I had to evacuate my building in the middle of a snow storm. Carbon monoxide build-up. It’s okay, though. They found the cause and dealt with it, and we’ve all re-entered the building. But MAN, that sucked, especially since a lot of people in this building had slept in, as is our custom on Sundays, and so we were just getting up when the alarm went off, so we had to evac in our PJs…IN THE SNOW. And that’s all what DID happen, whereas what COULD have happened is SO much worse.
Now, before you say “Well Jyger, don’t you think it’s a tad irrational to bear hatred toward a season and weather?”, I would like to point something out: I was just looking at the snow banks around my building the day before yesterday and thinking to myself how much smaller they looked compared to only a few days prior. Then THIS happened. This winter has become self-aware and does not want to end. Ergo, I feel zero irrationality toward feeling hate toward this winter.

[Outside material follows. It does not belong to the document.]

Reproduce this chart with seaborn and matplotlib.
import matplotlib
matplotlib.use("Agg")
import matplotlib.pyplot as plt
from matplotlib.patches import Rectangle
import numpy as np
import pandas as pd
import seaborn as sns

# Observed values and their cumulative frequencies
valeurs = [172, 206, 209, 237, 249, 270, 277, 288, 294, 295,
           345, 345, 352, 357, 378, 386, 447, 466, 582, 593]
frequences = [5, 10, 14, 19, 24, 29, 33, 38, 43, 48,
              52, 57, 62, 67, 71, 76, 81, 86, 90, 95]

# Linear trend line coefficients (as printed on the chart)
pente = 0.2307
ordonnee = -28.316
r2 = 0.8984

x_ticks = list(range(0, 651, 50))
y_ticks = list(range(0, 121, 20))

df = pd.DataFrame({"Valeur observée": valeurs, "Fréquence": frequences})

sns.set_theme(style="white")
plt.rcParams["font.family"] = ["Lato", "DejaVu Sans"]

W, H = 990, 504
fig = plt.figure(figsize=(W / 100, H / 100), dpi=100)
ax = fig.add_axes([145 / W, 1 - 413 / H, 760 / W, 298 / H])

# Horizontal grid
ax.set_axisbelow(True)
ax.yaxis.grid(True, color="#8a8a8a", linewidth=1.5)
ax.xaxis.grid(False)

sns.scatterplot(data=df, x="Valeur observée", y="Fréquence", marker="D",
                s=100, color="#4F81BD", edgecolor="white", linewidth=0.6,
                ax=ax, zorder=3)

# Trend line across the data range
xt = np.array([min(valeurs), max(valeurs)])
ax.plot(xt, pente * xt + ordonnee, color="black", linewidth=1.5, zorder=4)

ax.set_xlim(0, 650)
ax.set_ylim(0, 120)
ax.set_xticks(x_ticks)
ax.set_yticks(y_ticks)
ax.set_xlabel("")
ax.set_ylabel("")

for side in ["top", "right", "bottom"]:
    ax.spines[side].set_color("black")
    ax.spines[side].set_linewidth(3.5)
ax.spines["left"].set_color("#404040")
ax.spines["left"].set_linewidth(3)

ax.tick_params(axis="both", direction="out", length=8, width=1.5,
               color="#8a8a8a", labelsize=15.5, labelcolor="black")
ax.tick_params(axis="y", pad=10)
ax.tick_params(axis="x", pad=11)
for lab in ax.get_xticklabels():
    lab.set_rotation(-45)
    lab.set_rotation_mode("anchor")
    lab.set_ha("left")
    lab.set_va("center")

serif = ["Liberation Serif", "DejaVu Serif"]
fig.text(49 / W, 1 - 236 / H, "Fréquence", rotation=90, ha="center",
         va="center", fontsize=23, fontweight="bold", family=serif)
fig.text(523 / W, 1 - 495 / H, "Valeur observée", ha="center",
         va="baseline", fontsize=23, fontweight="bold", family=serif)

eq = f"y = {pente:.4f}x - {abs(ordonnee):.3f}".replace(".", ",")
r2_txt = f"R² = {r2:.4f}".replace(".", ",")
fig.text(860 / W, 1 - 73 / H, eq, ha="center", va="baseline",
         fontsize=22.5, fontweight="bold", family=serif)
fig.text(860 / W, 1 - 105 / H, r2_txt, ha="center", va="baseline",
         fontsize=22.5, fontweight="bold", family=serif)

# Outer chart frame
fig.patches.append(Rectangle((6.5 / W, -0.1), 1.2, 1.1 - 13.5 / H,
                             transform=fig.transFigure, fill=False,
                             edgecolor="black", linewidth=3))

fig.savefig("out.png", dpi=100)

With that said, even without the snow, it was horrible. Before I knew about the CO, and all I knew was that the fire alarm was going off and we had to evacuate, all I could think of is “Oh God. I could lose EVERYTHING in this place.” Now, I know that most people would be concerned with their lives, but the thing is, I wouldn’t really say that I’m all that scared of dying in a fire, since I know what to do in case of fire. And fire departments in this city are normally rather quick to respond to emergencies, so I’m not worried about that either. Rather, I’m just scared of the damage fire can do, and there’s so much that I’ve accumulated over the years, some of which may or may not be replaceable, but nonetheless carry sentimental value. And the idea that it could all be gone in a flash scares me sometimes. I know that’s silly, but that’s just how I am.
I should probably take this time to thank the people in the building next to ours, including my cousin Amanda, who gave us somewhere to stay while this was sorted out, who, for the record, had to deal with something similar not that long ago. Sure, it only took about 45 minutes for us to get the signal that we could return to our homes, but they didn’t know that. They just knew a building full of people, with a lot of kids that were scared and hyperactive, needed a place to stay and opened their doors to us. So, again, thank you for that. It’s always comforting to know that there will be people waiting with helping hands when the worst should occur.
Anyway, that’s my morning. Never a dull moment, I guess. lol Ja né!